## Requirements
Omit all images. Write out the rest of the material exactly.

## Information provided
## Start

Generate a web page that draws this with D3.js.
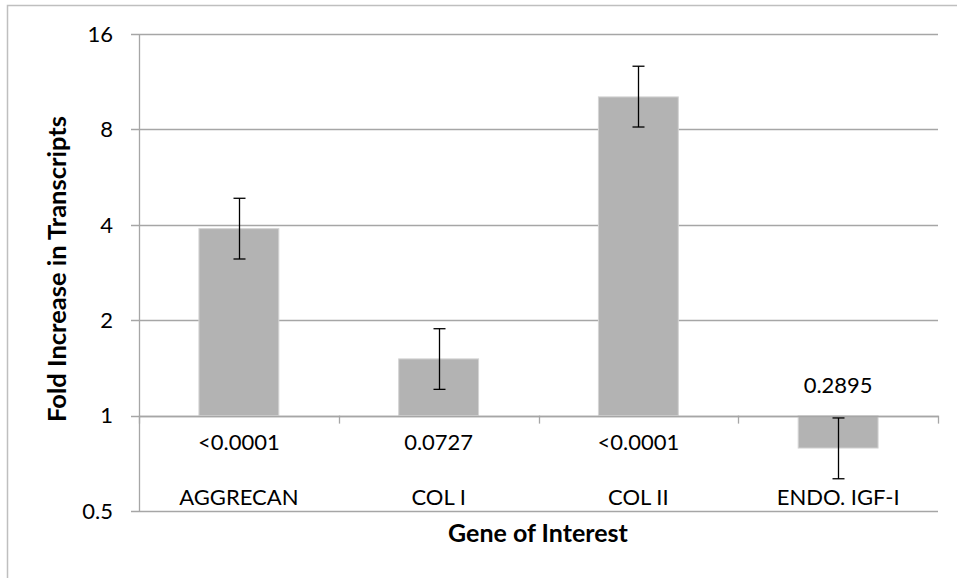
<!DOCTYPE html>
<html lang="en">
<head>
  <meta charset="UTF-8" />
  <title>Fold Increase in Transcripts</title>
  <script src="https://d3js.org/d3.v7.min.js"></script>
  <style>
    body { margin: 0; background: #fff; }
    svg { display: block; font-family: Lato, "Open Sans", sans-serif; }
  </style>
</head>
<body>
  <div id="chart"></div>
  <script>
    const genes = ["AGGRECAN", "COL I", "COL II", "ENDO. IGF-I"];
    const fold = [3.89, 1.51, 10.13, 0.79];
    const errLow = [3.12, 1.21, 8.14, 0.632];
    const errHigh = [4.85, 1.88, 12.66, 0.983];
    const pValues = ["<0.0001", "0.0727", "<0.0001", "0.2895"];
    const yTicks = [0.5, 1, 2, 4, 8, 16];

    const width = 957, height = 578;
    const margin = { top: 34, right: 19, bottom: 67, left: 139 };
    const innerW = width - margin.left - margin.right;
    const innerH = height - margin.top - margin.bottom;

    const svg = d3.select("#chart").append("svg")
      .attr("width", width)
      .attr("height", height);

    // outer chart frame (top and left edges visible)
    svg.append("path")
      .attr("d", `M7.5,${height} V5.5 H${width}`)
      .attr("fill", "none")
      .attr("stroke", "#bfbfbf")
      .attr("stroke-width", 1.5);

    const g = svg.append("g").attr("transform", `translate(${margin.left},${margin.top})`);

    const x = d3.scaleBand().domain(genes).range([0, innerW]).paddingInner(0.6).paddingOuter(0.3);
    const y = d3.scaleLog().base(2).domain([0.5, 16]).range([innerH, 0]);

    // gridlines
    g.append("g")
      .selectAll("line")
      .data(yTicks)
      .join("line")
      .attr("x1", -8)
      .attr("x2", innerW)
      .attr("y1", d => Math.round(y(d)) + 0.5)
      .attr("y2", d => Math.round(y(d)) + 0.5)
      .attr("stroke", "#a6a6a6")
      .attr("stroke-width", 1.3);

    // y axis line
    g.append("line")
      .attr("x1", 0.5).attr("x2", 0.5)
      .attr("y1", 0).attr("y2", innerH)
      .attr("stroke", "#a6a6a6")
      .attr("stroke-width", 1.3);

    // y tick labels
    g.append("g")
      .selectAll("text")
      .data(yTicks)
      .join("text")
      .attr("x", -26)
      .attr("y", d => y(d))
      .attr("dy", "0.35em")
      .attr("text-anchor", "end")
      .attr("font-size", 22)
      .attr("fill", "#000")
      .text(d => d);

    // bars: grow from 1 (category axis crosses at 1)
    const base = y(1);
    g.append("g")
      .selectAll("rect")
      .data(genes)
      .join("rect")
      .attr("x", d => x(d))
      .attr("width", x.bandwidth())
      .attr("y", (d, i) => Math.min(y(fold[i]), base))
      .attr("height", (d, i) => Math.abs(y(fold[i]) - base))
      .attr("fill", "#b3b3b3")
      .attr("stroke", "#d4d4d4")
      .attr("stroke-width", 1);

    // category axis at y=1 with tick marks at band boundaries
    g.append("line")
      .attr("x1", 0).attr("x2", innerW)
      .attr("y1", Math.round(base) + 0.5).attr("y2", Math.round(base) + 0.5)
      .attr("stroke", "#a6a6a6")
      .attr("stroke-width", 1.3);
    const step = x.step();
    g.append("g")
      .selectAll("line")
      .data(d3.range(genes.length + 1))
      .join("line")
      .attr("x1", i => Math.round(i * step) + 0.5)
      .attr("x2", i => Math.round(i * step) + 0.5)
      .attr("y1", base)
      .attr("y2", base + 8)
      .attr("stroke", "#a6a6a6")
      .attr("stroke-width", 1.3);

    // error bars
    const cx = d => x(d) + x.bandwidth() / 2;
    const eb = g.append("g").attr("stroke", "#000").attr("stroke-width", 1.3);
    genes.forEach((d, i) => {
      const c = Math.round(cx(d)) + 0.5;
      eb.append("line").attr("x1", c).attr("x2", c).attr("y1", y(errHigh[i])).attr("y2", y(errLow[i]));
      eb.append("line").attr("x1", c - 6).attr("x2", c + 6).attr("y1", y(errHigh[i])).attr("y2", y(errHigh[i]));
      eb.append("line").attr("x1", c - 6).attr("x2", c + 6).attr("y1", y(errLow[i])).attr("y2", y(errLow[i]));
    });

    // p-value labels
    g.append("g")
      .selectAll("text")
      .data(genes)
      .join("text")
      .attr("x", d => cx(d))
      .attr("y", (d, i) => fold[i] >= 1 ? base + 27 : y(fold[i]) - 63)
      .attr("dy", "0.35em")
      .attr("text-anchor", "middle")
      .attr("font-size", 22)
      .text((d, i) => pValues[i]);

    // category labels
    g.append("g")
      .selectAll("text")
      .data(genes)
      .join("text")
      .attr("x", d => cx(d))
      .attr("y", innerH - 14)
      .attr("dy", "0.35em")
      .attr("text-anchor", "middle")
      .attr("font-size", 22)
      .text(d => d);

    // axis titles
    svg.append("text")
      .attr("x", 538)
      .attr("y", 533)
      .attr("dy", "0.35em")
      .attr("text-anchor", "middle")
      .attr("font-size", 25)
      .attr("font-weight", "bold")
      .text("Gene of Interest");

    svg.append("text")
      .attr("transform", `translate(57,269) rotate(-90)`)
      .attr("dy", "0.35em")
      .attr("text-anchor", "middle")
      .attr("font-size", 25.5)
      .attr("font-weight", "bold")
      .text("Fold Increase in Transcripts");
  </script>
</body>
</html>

## End

## Response for this exercise
Generate a web page that draws this with D3.js.
<!DOCTYPE html>
<html lang="en">
<head>
  <meta charset="UTF-8" />
  <title>Fold Increase in Transcripts</title>
  <script src="https://d3js.org/d3.v7.min.js"></script>
  <style>
    body { margin: 0; background: #fff; }
    svg { display: block; font-family: Lato, "Open Sans", sans-serif; }
  </style>
</head>
<body>
  <div id="chart"></div>
  <script>
    const genes = ["AGGRECAN", "COL I", "COL II", "ENDO. IGF-I"];
    const fold = [3.89, 1.51, 10.13, 0.79];
    const errLow = [3.12, 1.21, 8.14, 0.632];
    const errHigh = [4.85, 1.88, 12.66, 0.983];
    const pValues = ["<0.0001", "0.0727", "<0.0001", "0.2895"];
    const yTicks = [0.5, 1, 2, 4, 8, 16];

    const width = 957, height = 578;
    const margin = { top: 34, right: 19, bottom: 67, left: 139 };
    const innerW = width - margin.left - margin.right;
    const innerH = height - margin.top - margin.bottom;

    const svg = d3.select("#chart").append("svg")
      .attr("width", width)
      .attr("height", height);

    // outer chart frame (top and left edges visible)
    svg.append("path")
      .attr("d", `M7.5,${height} V5.5 H${width}`)
      .attr("fill", "none")
      .attr("stroke", "#bfbfbf")
      .attr("stroke-width", 1.5);

    const g = svg.append("g").attr("transform", `translate(${margin.left},${margin.top})`);

    const x = d3.scaleBand().domain(genes).range([0, innerW]).paddingInner(0.6).paddingOuter(0.3);
    const y = d3.scaleLog().base(2).domain([0.5, 16]).range([innerH, 0]);

    // gridlines
    g.append("g")
      .selectAll("line")
      .data(yTicks)
      .join("line")
      .attr("x1", -8)
      .attr("x2", innerW)
      .attr("y1", d => Math.round(y(d)) + 0.5)
      .attr("y2", d => Math.round(y(d)) + 0.5)
      .attr("stroke", "#a6a6a6")
      .attr("stroke-width", 1.3);

    // y axis line
    g.append("line")
      .attr("x1", 0.5).attr("x2", 0.5)
      .attr("y1", 0).attr("y2", innerH)
      .attr("stroke", "#a6a6a6")
      .attr("stroke-width", 1.3);

    // y tick labels
    g.append("g")
      .selectAll("text")
      .data(yTicks)
      .join("text")
      .attr("x", -26)
      .attr("y", d => y(d))
      .attr("dy", "0.35em")
      .attr("text-anchor", "end")
      .attr("font-size", 22)
      .attr("fill", "#000")
      .text(d => d);

    // bars: grow from 1 (category axis crosses at 1)
    const base = y(1);
    g.append("g")
      .selectAll("rect")
      .data(genes)
      .join("rect")
      .attr("x", d => x(d))
      .attr("width", x.bandwidth())
      .attr("y", (d, i) => Math.min(y(fold[i]), base))
      .attr("height", (d, i) => Math.abs(y(fold[i]) - base))
      .attr("fill", "#b3b3b3")
      .attr("stroke", "#d4d4d4")
      .attr("stroke-width", 1);

    // category axis at y=1 with tick marks at band boundaries
    g.append("line")
      .attr("x1", 0).attr("x2", innerW)
      .attr("y1", Math.round(base) + 0.5).attr("y2", Math.round(base) + 0.5)
      .attr("stroke", "#a6a6a6")
      .attr("stroke-width", 1.3);
    const step = x.step();
    g.append("g")
      .selectAll("line")
      .data(d3.range(genes.length + 1))
      .join("line")
      .attr("x1", i => Math.round(i * step) + 0.5)
      .attr("x2", i => Math.round(i * step) + 0.5)
      .attr("y1", base)
      .attr("y2", base + 8)
      .attr("stroke", "#a6a6a6")
      .attr("stroke-width", 1.3);

    // error bars
    const cx = d => x(d) + x.bandwidth() / 2;
    const eb = g.append("g").attr("stroke", "#000").attr("stroke-width", 1.3);
    genes.forEach((d, i) => {
      const c = Math.round(cx(d)) + 0.5;
      eb.append("line").attr("x1", c).attr("x2", c).attr("y1", y(errHigh[i])).attr("y2", y(errLow[i]));
      eb.append("line").attr("x1", c - 6).attr("x2", c + 6).attr("y1", y(errHigh[i])).attr("y2", y(errHigh[i]));
      eb.append("line").attr("x1", c - 6).attr("x2", c + 6).attr("y1", y(errLow[i])).attr("y2", y(errLow[i]));
    });

    // p-value labels
    g.append("g")
      .selectAll("text")
      .data(genes)
      .join("text")
      .attr("x", d => cx(d))
      .attr("y", (d, i) => fold[i] >= 1 ? base + 27 : y(fold[i]) - 63)
      .attr("dy", "0.35em")
      .attr("text-anchor", "middle")
      .attr("font-size", 22)
      .text((d, i) => pValues[i]);

    // category labels
    g.append("g")
      .selectAll("text")
      .data(genes)
      .join("text")
      .attr("x", d => cx(d))
      .attr("y", innerH - 14)
      .attr("dy", "0.35em")
      .attr("text-anchor", "middle")
      .attr("font-size", 22)
      .text(d => d);

    // axis titles
    svg.append("text")
      .attr("x", 538)
      .attr("y", 533)
      .attr("dy", "0.35em")
      .attr("text-anchor", "middle")
      .attr("font-size", 25)
      .attr("font-weight", "bold")
      .text("Gene of Interest");

    svg.append("text")
      .attr("transform", `translate(57,269) rotate(-90)`)
      .attr("dy", "0.35em")
      .attr("text-anchor", "middle")
      .attr("font-size", 25.5)
      .attr("font-weight", "bold")
      .text("Fold Increase in Transcripts");
  </script>
</body>
</html>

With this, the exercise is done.